I really don’t know what I’m doing with my life right now. I think the word is “recovering.” I’ve made some big mistakes in my life, and I am starting to clean up the pieces. I had a plan at one point. I don’t really remember what it was, or how it even got started, but I remember having it. Then, somewhere along the lines of my life it just sort of… faded away. I wish I could be more melodramatic about that. So, I will be…
From my earliest memories I had a goal in life. I always had a direction to be walking in, a path to follow. They didn’t always make sense, I have a clear memory of wanting to be a dog at one point in my life, and some of them were clearly megalomaniacal, but there was always a goal. Then, like the morning fog burning up under the heat of the early sun, my road map disintegrated, and I wandered aimlessly.
There we go. That seemed appropriately soap-opera.

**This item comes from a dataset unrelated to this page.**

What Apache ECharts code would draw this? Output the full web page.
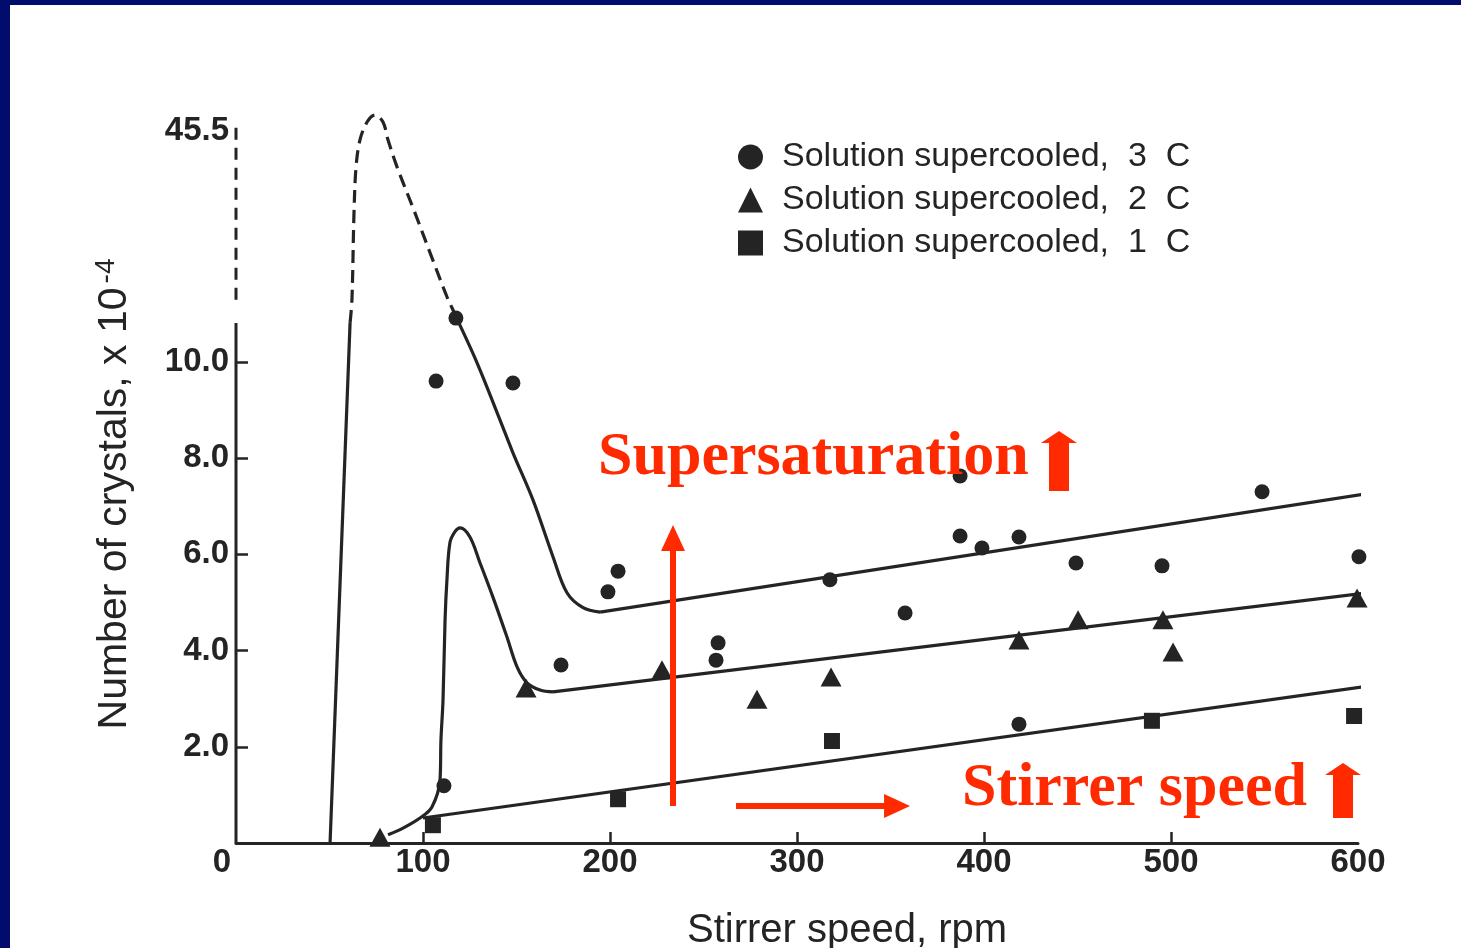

It might seem like I’m reaching for it, but it really does feel like that sometimes. When I dropped out of college, I was declaring that I no longer had a purpose worth working towards. I don’t know if I was saying that I was giving up on myself, or if I had just decided that I wasn’t able to do the work anymore. Some part of me probably believes both of those things, but I think for the most part, I was just sick of the pressure I was putting on myself. For years I never gave myself respite, and I thought that by throwing away the goals I’d manage to let myself have a break for awhile.
For a few years, it did. I just floated through life and I didn’t worry about anything. I made some incredibly unhealthy decisions. I lived like a hermit. I let myself just exist.
It isn’t in my nature to do well without pressure. I’m a slacker, a procrastinator. I’m not very good without direction and instruction.
I need that guidance. I need an outline and, if it’s available a step-by-step instruction sheet.
I’m not the guy that throws away the directions when he assembles some moron-key furniture.
I like to have details, as many details as possible.
But life doesn’t come with instructions, no matter how much assembly is required.
So, years after abandoning my eternal quest for (mostly unobtainable) goals, I’ve started looking for new goals. Something. Anything.
I’m starting to assemble my own step by step instructions.
Unfortunately, They’re still in Swedish.